The BIA recently returned to a critical and deceptively complicated part of cancellation of removal, the stop-time rule, with a fairly narrow but important decision. Matter of Ordaz, 26 I&N Dec. 637 (BIA 2015).
Migrants are eligible for relief from removal if they can meet certain durational requirements, among other criteria. Lawful permanent residents must be able to show that they have continuously resided in the United States for at least seven years. INA § 240A(a)(2). Other migrants must show that they have been continuously physically present in the United States for at least ten years. INA § 240A(b)(1)(A).
Both requirements are subject to the stop-time rule found at INA § 240A(d)(1). As I explain in my book Crimmigration Law (available here), “At its simplest, the stop-time rule identifies the moment at which the continuous residence required to receive cancellation for LPRs and the continuous physical presence required to obtain cancellation for non-LPRs ends.” It is, therefore, a highly important feature of cancellation eligibility.
In Matter of Ordaz, the BIA was faced with a situation in which a migrant who is not an LPR entered the United States in 1990 and was served with an NTA in 1998. The NTA, however, was never filed with the immigration court, thus removal proceedings never started. 26 I&N Dec. at 637-38. The immigration judge took the position that the NTA’s 1998 service date triggered the stop-time rule, thus the migrant didn’t accrue the required ten years continuous physical presence. Id. at 638.

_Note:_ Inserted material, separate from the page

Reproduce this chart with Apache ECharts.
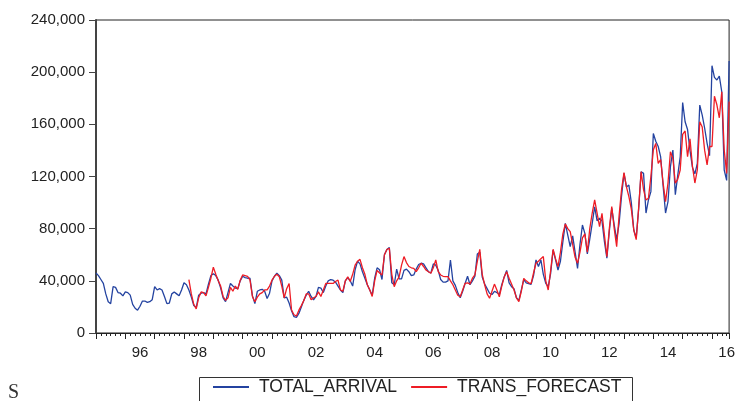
<!DOCTYPE html>
<html>
<head>
<meta charset="utf-8">
<script src="https://cdn.jsdelivr.net/npm/echarts@6/dist/echarts.min.js"></script>
<style>
  html, body { margin: 0; padding: 0; background: #fff; }
  #main { width: 738px; height: 401px; }
</style>
</head>
<body>
<div id="main"></div>
<script>
// monthly series, first month = 1995M01
const startYear = 1995;
const totalArrival = [
  46000, 44000, 41000, 38000, 30000, 24000, 22500, 35500, 35000, 31000, 30500, 28500,
  31500, 31000, 29000, 22000, 19000, 17500, 20500, 24500, 24500, 23500, 24000, 25500,
  35500, 33000, 34000, 33000, 28000, 22500, 23000, 30000, 31500, 30000, 28500, 33000,
  38500, 37000, 33000, 27500, 21000, 19500, 29000, 30500, 31000, 30000, 37500, 44000,
  45500, 44000, 40500, 34500, 27000, 24000, 31000, 38000, 36000, 34500, 34000, 40000,
  43500, 42500, 42000, 42000, 28500, 22500, 32000, 33000, 33500, 32000, 26500, 30500,
  40000, 43500, 45800, 44000, 40500, 27000, 27500, 23000, 17000, 12500, 12000, 15000,
  20000, 25000, 29000, 32000, 28000, 25500, 28000, 35000, 34500, 31000, 36000, 40000,
  41000, 40500, 39000, 36000, 33000, 31000, 40000, 42500, 40000, 36000, 48500, 55000,
  53000, 47000, 42000, 37000, 33000, 29000, 42000, 50000, 48500, 41000, 60000, 64000,
  65500, 38500, 37000, 49000, 41500, 41500, 48000, 49000, 47000, 44000, 44500, 49000,
  52500, 53500, 53000, 50000, 47000, 46000, 53000, 52000, 48000, 41000, 39000, 39000,
  40000, 56000, 40000, 36500, 31000, 27000, 32000, 38000, 43500, 37000, 40000, 43500,
  60500, 62000, 43000, 37500, 34000, 30500, 29500, 32000, 31000, 29500, 37000, 43000,
  48000, 38500, 35500, 34000, 27000, 25000, 33000, 41000, 38500, 37800, 37300, 44000,
  56000, 51000, 56000, 45000, 38000, 35500, 45800, 63600, 56000, 48300, 55000, 70000,
  84000, 75000, 66200, 74400, 62000, 49600, 68000, 82800, 76400, 60600, 72000, 84000,
  96800, 86000, 88000, 86000, 70000, 57300, 78000, 95600, 83000, 71600, 84000, 105000,
  122400, 112000, 113500, 100000, 79000, 73000, 95000, 123700, 122400, 92000, 102000, 108400,
  153000, 147000, 143000, 135000, 113000, 92000, 100700, 127500, 140300, 106000, 121000, 135000,
  176700, 162000, 156000, 140000, 127000, 122000, 130000, 174800, 167100, 157000, 145400, 136000,
  205000, 196000, 194000, 197000, 185000, 125000, 117000, 208500
];
// forecast starts at 1998M03 (index 38)
const forecastStart = 38;
const transForecast = [
  41000, 30000, 22000, 18500, 27000, 31500, 31000, 28500, 35000, 42000,
  50500, 45000, 40000, 36000, 28000, 25000, 27000, 35000, 32000, 36000, 33500, 40500,
  44500, 44000, 43500, 40500, 28000, 24000, 27500, 30000, 31000, 33000, 33000, 36000,
  40500, 43500, 45000, 43000, 36000, 27000, 34000, 38000, 17600, 14000, 13000, 17500,
  21000, 24800, 30000, 30000, 25500, 27000, 28000, 31500, 28000, 33000, 38000, 38000,
  38000, 38000, 39500, 40600, 33000, 32000, 40000, 43000, 39500, 45000, 52000, 55000,
  56500, 50000, 45000, 37000, 33000, 28000, 40000, 48000, 46000, 44500, 60000, 64000,
  65000, 45000, 35500, 40000, 43000, 52000, 58600, 54000, 51000, 50000, 49600, 47000,
  50000, 53500, 51000, 48300, 47000, 45800, 50000, 56000, 47000, 44500, 43500, 43200,
  43200, 40000, 37000, 33000, 29000, 27800, 33000, 38100, 38500, 37500, 42000, 44500,
  55000, 64200, 45000, 37000, 30000, 26600, 32000, 37500, 33000, 27800, 36000, 43000,
  47000, 42000, 37500, 33000, 27000, 24000, 32000, 41900, 40000, 38500, 37800, 46000,
  53500, 55000, 57000, 58600, 40000, 33000, 48000, 64200, 57000, 50900, 62000, 76000,
  83600, 80000, 77700, 68000, 58000, 53500, 62000, 73000, 76000, 62000, 80000, 92000,
  102000, 92000, 81500, 91800, 75000, 58600, 80000, 97000, 80000, 66200, 90000, 110000,
  123000, 112000, 104600, 95000, 79000, 71600, 96000, 123700, 110000, 102000, 103300, 120000,
  140300, 145400, 130000, 133000, 115000, 100700, 115000, 139000, 134000, 114800, 118000, 125000,
  152300, 154900, 135200, 148900, 128000, 115000, 125000, 162000, 157900, 140000, 128900, 143100,
  143000, 181500, 175000, 165000, 185000, 140300, 122400, 177400
];
const yTicks = [0, 40000, 80000, 120000, 160000, 200000, 240000];
const seriesNames = ['TOTAL_ARRIVAL', 'TRANS_FORECAST'];

const xOf = i => startYear + i / 12;
const xMax = xOf(totalArrival.length - 1);
const arrivalData = totalArrival.map((v, i) => [xOf(i), v]);
const forecastData = transForecast.map((v, i) => [xOf(i + forecastStart), v]);

const font = '"Liberation Sans", Arial, sans-serif';
const textColor = '#222';

const chart = echarts.init(document.getElementById('main'));
chart.setOption({
  animation: false,
  grid: {
    left: 96, right: 4, top: 20, bottom: 68,
    show: true, borderColor: '#222', borderWidth: 1
  },
  xAxis: [{
    // labels under the middle of every second year
    type: 'value', min: startYear, max: xMax, interval: 0.5,
    axisLine: { show: true, lineStyle: { color: '#222', width: 1 } },
    axisTick: { show: false },
    splitLine: { show: false },
    axisLabel: {
      showMinLabel: false, showMaxLabel: false,
      margin: 12, color: textColor, fontFamily: font, fontSize: 15,
      formatter: v => {
        const y = Math.floor(v);
        if (v - y === 0.5 && y % 2 === 0) return String(y).slice(2);
        return '';
      }
    }
  }, {
    // year ticks plus minor ticks
    type: 'value', min: startYear, max: xMax, interval: 1, position: 'bottom',
    axisLine: { show: false },
    axisTick: { show: true, inside: false, length: 6, lineStyle: { color: '#222' } },
    minorTick: { show: true, splitNumber: 6, length: 3, lineStyle: { color: '#222' } },
    axisLabel: { show: false },
    splitLine: { show: false }
  }],
  yAxis: {
    type: 'value', min: 0, max: 240000, interval: 40000,
    axisLine: { show: true, lineStyle: { color: '#444', width: 2 } },
    axisTick: { show: true, length: 7, lineStyle: { color: '#444' } },
    splitLine: { show: false },
    axisLabel: {
      margin: 11, color: textColor, fontFamily: font, fontSize: 15,
      formatter: v => yTicks.indexOf(v) >= 0 ? v.toLocaleString('en-US') : ''
    }
  },
  legend: {
    data: seriesNames,
    left: 208, top: 371,
    itemWidth: 36, itemHeight: 2, itemGap: 14,
    icon: 'rect',
    textStyle: { color: textColor, fontFamily: font, fontSize: 17.5, lineHeight: 22, padding: [0, 0, 0, 5] }
  },
  graphic: [
    {
      type: 'rect', silent: true,
      shape: { x: 199.5, y: 377.5, width: 433, height: 40 },
      style: { fill: 'none', stroke: '#333', lineWidth: 1 }
    },
    {
      type: 'text', left: 8, top: 383,
      style: { text: 'S', font: '20px "Liberation Serif", "DejaVu Serif", serif', fill: '#333' }
    }
  ],
  series: [{
    name: seriesNames[0], type: 'line', xAxisIndex: 0,
    data: arrivalData, showSymbol: false, symbol: 'none',
    lineStyle: { color: '#2443a0', width: 1.3 },
    itemStyle: { color: '#2443a0' },
    z: 2
  }, {
    name: seriesNames[1], type: 'line', xAxisIndex: 0,
    data: forecastData, showSymbol: false, symbol: 'none',
    lineStyle: { color: '#ee1c25', width: 1.3 },
    itemStyle: { color: '#ee1c25' },
    z: 3
  }]
});
</script>
</body>
</html>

The Board disagreed. It was not persuaded by the federal government’s argument that the stop time rule is triggered by service of any NTA because the statute references service of “a” NTA as opposed to “the” NTA that is the basis of the removal proceedings. Id. at 639. Such an interpretation, the Board concluded, would allow the stop-time rule to be triggered by an invalid NTA. Congress could not have intended that, the Board determined. Id. at 640.
Consequently, the Board held that an NTA does not trigger the stop-time rule if it was served on a migrant “but was never used to commence proceedings.” Id. at 643. A narrow, but important outcome.